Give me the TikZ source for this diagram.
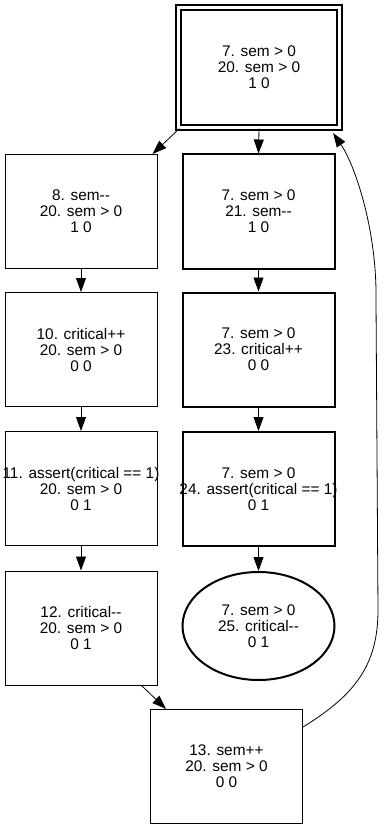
\documentclass[tikz,border=0pt]{standalone}
\usepackage{fontspec}
\setmainfont{Liberation Sans}[Ligatures=TeXOff]
\usetikzlibrary{arrows.meta, shapes.geometric}

\tikzset{
    state/.style={draw, line width=1pt, minimum width=152pt, minimum height=114pt,
        inner sep=0pt, align=center, font=\fontsize{15.4}{16}\selectfont},
    loopstate/.style={state, line width=2pt},
    initstate/.style={state, line width=2.2pt, double, double distance=2.8pt,
        minimum width=161pt, minimum height=120pt},
    endstate/.style={loopstate, ellipse, minimum height=108pt},
    trans/.style={line width=0.8pt, -{Triangle[length=14pt,width=10pt]}}
}

\begin{document}
\begin{tikzpicture}[x=1pt, y=-1pt]
    \useasboundingbox (0,0) rectangle (384,829);

    % Initial state
    \node[initstate] (s0) at (259,67.5) {7. sem > 0\\20. sem > 0\\1 0};

    % Left column: first process runs
    \node[state] (l1) at (81,211.5) {8. sem--\\20. sem > 0\\1 0};
    \node[state] (l2) at (81,349.5) {10. critical++\\20. sem > 0\\0 0};
    \node[state] (l3) at (81,488.5) {\makebox[0pt]{11. assert(critical == 1)}\\20. sem > 0\\0 1};
    \node[state] (l4) at (81,628) {12. critical--\\20. sem > 0\\0 1};
    \node[state] (l5) at (226.5,766.5) {13. sem++\\20. sem > 0\\0 0};

    % Right column: second process runs
    \node[loopstate] (r1) at (258.5,211.5) {7. sem > 0\\21. sem--\\1 0};
    \node[loopstate] (r2) at (258.5,349.5) {7. sem > 0\\23. critical++\\0 0};
    \node[loopstate] (r3) at (258.5,489) {7. sem > 0\\\makebox[0pt]{24. assert(critical == 1)}\\0 1};
    \node[endstate] (r4) at (258.5,626) {7. sem > 0\\25. critical--\\0 1};

    % Transitions
    \draw[trans] ([xshift=2pt]s0.south west) -- ([xshift=-5pt]l1.north east);
    \draw[trans] (s0.south) -- (r1.north);
    \draw[trans] (l1) -- (l2);
    \draw[trans] (l2) -- (l3);
    \draw[trans] (l3) -- (l4);
    \draw[trans] ([xshift=-16pt]l4.south east) -- ([xshift=16pt]l5.north west);
    \draw[trans] (r1) -- (r2);
    \draw[trans] (r2) -- (r3);
    \draw[trans] (r3) -- (r4);

    % Back edge to the initial state
    \draw[trans] ([yshift=-18pt]l5.north east)
        .. controls (355,695) and (378,665) .. (378,610)
        -- (376,300)
        .. controls (377,230) and (355,165) .. ([xshift=-7.5pt,yshift=-4.5pt]s0.south east);
\end{tikzpicture}
\end{document}
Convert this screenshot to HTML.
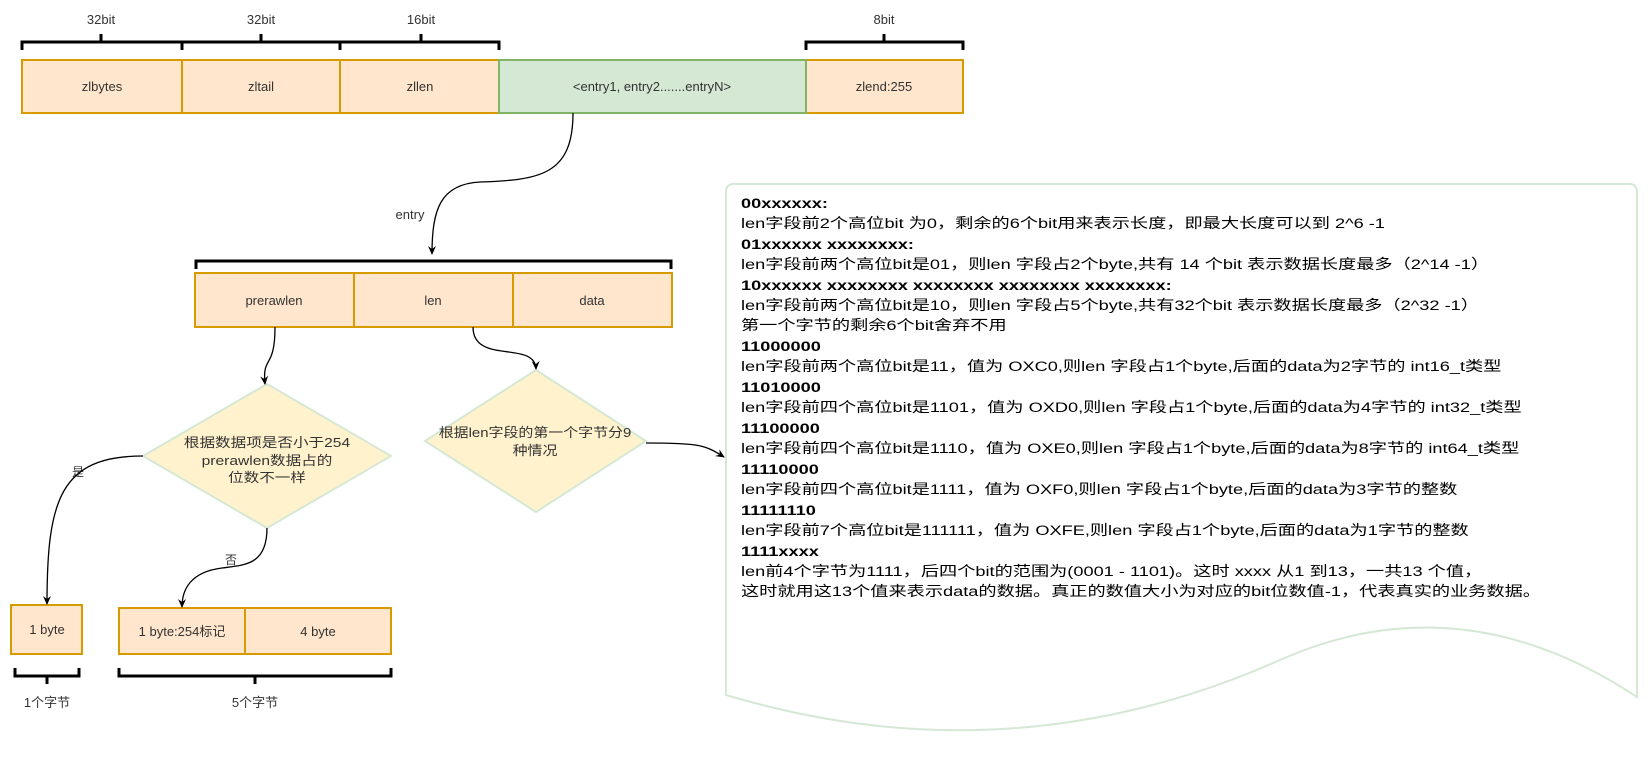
<!DOCTYPE html>
<html><head><meta charset="utf-8"><style>
body{margin:0;background:#fff;}
svg{display:block;font-family:"Liberation Sans","Noto Sans CJK SC",sans-serif;}
</style></head><body>
<svg width="1648" height="768" viewBox="0 0 1648 768" xmlns="http://www.w3.org/2000/svg">
<defs><marker id="a" markerWidth="10" markerHeight="10" refX="8" refY="5" orient="auto" markerUnits="userSpaceOnUse"><path d="M0,1 L9,5 L0,9 L3,5 Z" fill="#000"/></marker></defs>
<g font-size="13" fill="#333" text-anchor="middle">
<text x="101" y="24">32bit</text><text x="261" y="24">32bit</text><text x="421" y="24">16bit</text><text x="884" y="24">8bit</text>
</g>
<g stroke="#000" stroke-width="3" fill="none">
<path d="M22,50 V42 H499 V50 M182,42 V50 M340,42 V50 M101,42 V34 M261,42 V34 M421,42 V34"/>
<path d="M806,50 V42 H963 V50 M884,42 V34"/>
<path d="M196,269 V261 H671 V269"/>
<path d="M15,668 V676 H79 V668 M47,676 V684"/>
<path d="M119,668 V676 H391 V668 M255,676 V684"/>
</g>
<g stroke="#d79b00" stroke-width="2" fill="#ffe6cc">
<rect x="22" y="60" width="160" height="53"/><rect x="182" y="60" width="158" height="53"/><rect x="340" y="60" width="159" height="53"/><rect x="806" y="60" width="157" height="53"/>
<rect x="195" y="273" width="159" height="54"/><rect x="354" y="273" width="159" height="54"/><rect x="513" y="273" width="159" height="54"/>
<rect x="11" y="605" width="71" height="49"/><rect x="119" y="608" width="126" height="46"/><rect x="245" y="608" width="146" height="46"/>
</g>
<rect x="499" y="60" width="307" height="53" fill="#d5e8d4" stroke="#82b366" stroke-width="2"/>
<g font-size="13" fill="#333" text-anchor="middle">
<text x="102" y="91">zlbytes</text><text x="261" y="91">zltail</text><text x="420" y="91">zllen</text><text x="652" y="91">&lt;entry1, entry2.......entryN&gt;</text><text x="884" y="91">zlend:255</text>
<text x="274" y="305">prerawlen</text><text x="433" y="305">len</text><text x="592" y="305">data</text>
<text x="47" y="634">1 byte</text><text x="182" y="636">1 byte:254标记</text><text x="318" y="636">4 byte</text>
<text x="47" y="707">1个字节</text><text x="255" y="707">5个字节</text>
<text x="410" y="219">entry</text>
<text x="78" y="476" font-size="12">是</text><text x="231" y="564" font-size="12">否</text>
</g>
<polygon points="267,384 391,456 267,528 143,456" fill="#fff2cc" stroke="#d5e8d4" stroke-width="2"/>
<polygon points="536,370 646,441 536,512 425,441" fill="#fff2cc" stroke="#d5e8d4" stroke-width="2"/>
<g font-size="13" fill="#333" text-anchor="middle">
<g transform="translate(267,0) scale(1.2,1) translate(-267,0)">
<text x="267" y="447">根据数据项是否小于254</text><text x="267" y="465">prerawlen数据占的</text><text x="267" y="482">位数不一样</text></g>
<g transform="translate(535,0) scale(1.15,1) translate(-535,0)">
<text x="535" y="437">根据len字段的第一个字节分9</text><text x="535" y="455">种情况</text></g>
</g>
<g stroke="#000" stroke-width="1.3" fill="none" marker-end="url(#a)">
<path d="M573,113 C573,175 540,180 480,182 C440,184 432,210 432,254"/>
<path d="M275,327 C275,370 262,355 265,384"/>
<path d="M473,327 C473,365 535,340 536,369"/>
<path d="M143,456 C60,456 47,500 47,604"/>
<path d="M267,528 C267,565 245,565 222,568 C190,572 182,590 182,607"/>
<path d="M646,443 C700,443 705,445 724,457"/>
</g>
<path d="M734,184 H1629 Q1637,184 1637,192 V697 Q1460,580 1280,660 Q1010,780 726,695 V192 Q726,184 734,184 Z" fill="#fff" stroke="#d5e8d4" stroke-width="2"/>
<g font-size="14" fill="#000" transform="translate(741,0) scale(1.3,1) translate(-741,0)">
<text x="741" y="208" font-weight="bold">00xxxxxx:</text>
<text x="741" y="228">len字段前2个高位bit 为0，剩余的6个bit用来表示长度，即最大长度可以到 2^6 -1</text>
<text x="741" y="249" font-weight="bold">01xxxxxx xxxxxxxx:</text>
<text x="741" y="269">len字段前两个高位bit是01，则len 字段占2个byte,共有 14 个bit 表示数据长度最多（2^14 -1）</text>
<text x="741" y="290" font-weight="bold">10xxxxxx xxxxxxxx xxxxxxxx xxxxxxxx xxxxxxxx:</text>
<text x="741" y="310">len字段前两个高位bit是10，则len 字段占5个byte,共有32个bit 表示数据长度最多（2^32 -1）</text>
<text x="741" y="330">第一个字节的剩余6个bit舍弃不用</text>
<text x="741" y="351" font-weight="bold">11000000</text>
<text x="741" y="371">len字段前两个高位bit是11，值为 OXC0,则len 字段占1个byte,后面的data为2字节的 int16_t类型</text>
<text x="741" y="392" font-weight="bold">11010000</text>
<text x="741" y="412">len字段前四个高位bit是1101，值为 OXD0,则len 字段占1个byte,后面的data为4字节的 int32_t类型</text>
<text x="741" y="433" font-weight="bold">11100000</text>
<text x="741" y="453">len字段前四个高位bit是1110，值为 OXE0,则len 字段占1个byte,后面的data为8字节的 int64_t类型</text>
<text x="741" y="474" font-weight="bold">11110000</text>
<text x="741" y="494">len字段前四个高位bit是1111，值为 OXF0,则len 字段占1个byte,后面的data为3字节的整数</text>
<text x="741" y="515" font-weight="bold">11111110</text>
<text x="741" y="535">len字段前7个高位bit是111111，值为 OXFE,则len 字段占1个byte,后面的data为1字节的整数</text>
<text x="741" y="556" font-weight="bold">1111xxxx</text>
<text x="741" y="576">len前4个字节为1111，后四个bit的范围为(0001 - 1101)。这时 xxxx 从1 到13，一共13 个值，</text>
<text x="741" y="596">这时就用这13个值来表示data的数据。真正的数值大小为对应的bit位数值-1，代表真实的业务数据。</text>
</g>
</svg>
</body></html>
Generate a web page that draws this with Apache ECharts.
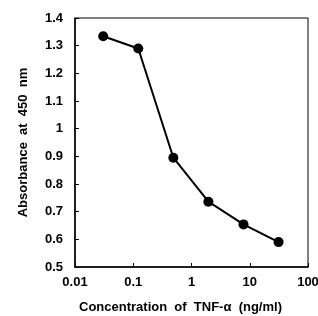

○ ○ ○ ○ ○ ○ ○

▶ _EXERCISE BRIEF_
Filter the entries down to the lines containing "this". Copy each of those lines.

▶ _TASK RESULT_
Give me the TikZ source for this diagram.
Convert this screenshot to HTML.
Generate a web page that draws this with Apache ECharts.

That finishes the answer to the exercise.